## Start DATA RECORDS
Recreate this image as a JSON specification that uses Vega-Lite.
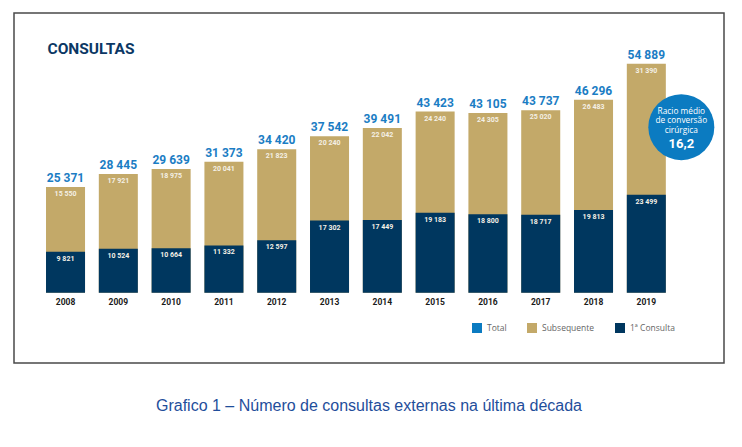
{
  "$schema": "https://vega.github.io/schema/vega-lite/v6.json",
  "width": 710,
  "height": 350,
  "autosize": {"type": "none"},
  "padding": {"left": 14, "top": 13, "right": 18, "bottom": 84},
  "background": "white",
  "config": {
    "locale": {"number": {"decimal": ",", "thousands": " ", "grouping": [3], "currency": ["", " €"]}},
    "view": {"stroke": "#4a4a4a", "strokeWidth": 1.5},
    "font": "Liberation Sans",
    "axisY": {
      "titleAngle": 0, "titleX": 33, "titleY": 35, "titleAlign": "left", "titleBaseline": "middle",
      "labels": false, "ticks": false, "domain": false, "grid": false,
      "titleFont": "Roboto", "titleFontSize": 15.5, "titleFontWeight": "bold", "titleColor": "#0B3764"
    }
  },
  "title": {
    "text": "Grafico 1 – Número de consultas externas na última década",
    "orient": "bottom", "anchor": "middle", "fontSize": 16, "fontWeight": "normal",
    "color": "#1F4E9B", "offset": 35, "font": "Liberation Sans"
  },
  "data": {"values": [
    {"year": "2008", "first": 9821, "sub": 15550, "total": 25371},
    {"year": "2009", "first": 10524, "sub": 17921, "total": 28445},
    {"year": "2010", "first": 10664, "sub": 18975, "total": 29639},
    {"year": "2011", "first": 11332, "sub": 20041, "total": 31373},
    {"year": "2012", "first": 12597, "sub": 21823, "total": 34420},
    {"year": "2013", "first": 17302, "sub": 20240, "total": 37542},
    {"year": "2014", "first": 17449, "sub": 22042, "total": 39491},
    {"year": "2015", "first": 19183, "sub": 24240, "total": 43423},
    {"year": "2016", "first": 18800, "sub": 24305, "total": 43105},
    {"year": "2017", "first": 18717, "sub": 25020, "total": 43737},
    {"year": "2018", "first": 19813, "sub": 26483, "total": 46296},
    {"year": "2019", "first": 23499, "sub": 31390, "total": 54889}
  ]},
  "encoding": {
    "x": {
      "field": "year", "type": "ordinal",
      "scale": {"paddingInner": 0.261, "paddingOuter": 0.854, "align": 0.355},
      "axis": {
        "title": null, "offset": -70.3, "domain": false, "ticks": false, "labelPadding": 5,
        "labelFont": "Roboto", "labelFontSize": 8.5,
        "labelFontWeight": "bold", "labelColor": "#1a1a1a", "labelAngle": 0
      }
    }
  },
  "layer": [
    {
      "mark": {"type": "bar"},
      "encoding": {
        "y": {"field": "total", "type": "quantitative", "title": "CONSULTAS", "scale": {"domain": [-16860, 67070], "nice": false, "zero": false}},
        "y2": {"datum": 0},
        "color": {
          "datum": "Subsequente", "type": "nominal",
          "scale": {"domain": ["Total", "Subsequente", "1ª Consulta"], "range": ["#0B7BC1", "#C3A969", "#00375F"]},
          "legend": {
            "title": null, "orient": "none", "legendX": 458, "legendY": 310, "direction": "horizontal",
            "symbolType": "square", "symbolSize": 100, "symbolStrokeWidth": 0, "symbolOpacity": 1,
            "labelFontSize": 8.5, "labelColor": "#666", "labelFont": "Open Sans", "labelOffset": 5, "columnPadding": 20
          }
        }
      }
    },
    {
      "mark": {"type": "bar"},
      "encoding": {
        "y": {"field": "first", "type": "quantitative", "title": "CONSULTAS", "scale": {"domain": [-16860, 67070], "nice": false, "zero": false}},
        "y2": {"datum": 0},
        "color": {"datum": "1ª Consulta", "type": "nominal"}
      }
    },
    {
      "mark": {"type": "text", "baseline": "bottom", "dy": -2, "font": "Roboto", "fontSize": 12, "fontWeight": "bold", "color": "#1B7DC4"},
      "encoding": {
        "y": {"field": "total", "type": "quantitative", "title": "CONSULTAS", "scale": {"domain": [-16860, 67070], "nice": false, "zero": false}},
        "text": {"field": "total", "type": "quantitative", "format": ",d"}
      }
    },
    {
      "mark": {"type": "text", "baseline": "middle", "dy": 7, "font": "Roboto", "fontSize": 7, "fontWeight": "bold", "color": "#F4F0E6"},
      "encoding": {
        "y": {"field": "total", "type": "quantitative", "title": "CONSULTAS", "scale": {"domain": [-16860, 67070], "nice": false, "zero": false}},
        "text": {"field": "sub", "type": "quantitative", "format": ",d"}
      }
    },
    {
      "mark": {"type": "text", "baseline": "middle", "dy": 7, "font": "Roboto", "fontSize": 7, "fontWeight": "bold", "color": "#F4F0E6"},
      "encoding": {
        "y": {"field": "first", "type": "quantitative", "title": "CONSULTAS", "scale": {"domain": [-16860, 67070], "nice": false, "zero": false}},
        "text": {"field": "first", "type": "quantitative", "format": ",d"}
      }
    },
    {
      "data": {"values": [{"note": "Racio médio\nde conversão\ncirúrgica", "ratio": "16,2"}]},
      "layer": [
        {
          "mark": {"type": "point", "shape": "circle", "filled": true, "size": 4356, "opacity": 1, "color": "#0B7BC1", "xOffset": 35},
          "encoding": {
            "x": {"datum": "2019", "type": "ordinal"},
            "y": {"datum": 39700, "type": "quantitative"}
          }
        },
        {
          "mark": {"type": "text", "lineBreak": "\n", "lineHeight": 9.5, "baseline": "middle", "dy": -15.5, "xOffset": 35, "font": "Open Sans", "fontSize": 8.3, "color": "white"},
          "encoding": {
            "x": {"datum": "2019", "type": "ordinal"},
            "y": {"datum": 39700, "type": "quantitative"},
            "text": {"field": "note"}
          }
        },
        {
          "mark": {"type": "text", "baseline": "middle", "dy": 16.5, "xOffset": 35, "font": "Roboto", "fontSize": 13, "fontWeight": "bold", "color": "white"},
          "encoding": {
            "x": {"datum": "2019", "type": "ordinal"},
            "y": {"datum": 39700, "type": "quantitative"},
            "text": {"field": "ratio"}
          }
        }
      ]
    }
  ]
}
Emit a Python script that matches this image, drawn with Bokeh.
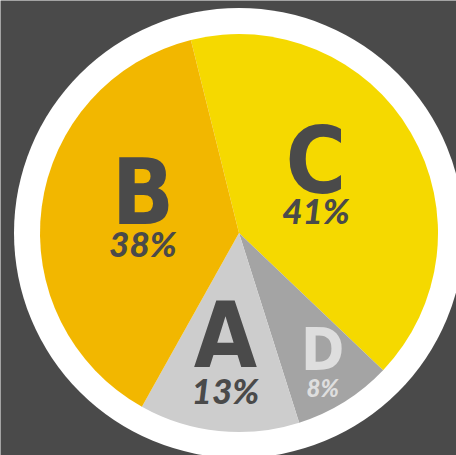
## End DATA RECORDS
# [WHAT IS EXPECTED]
From the records above, work out how many lines contain the string "that". Give only the number.

# [RESPONSE TO THIS TASK]
2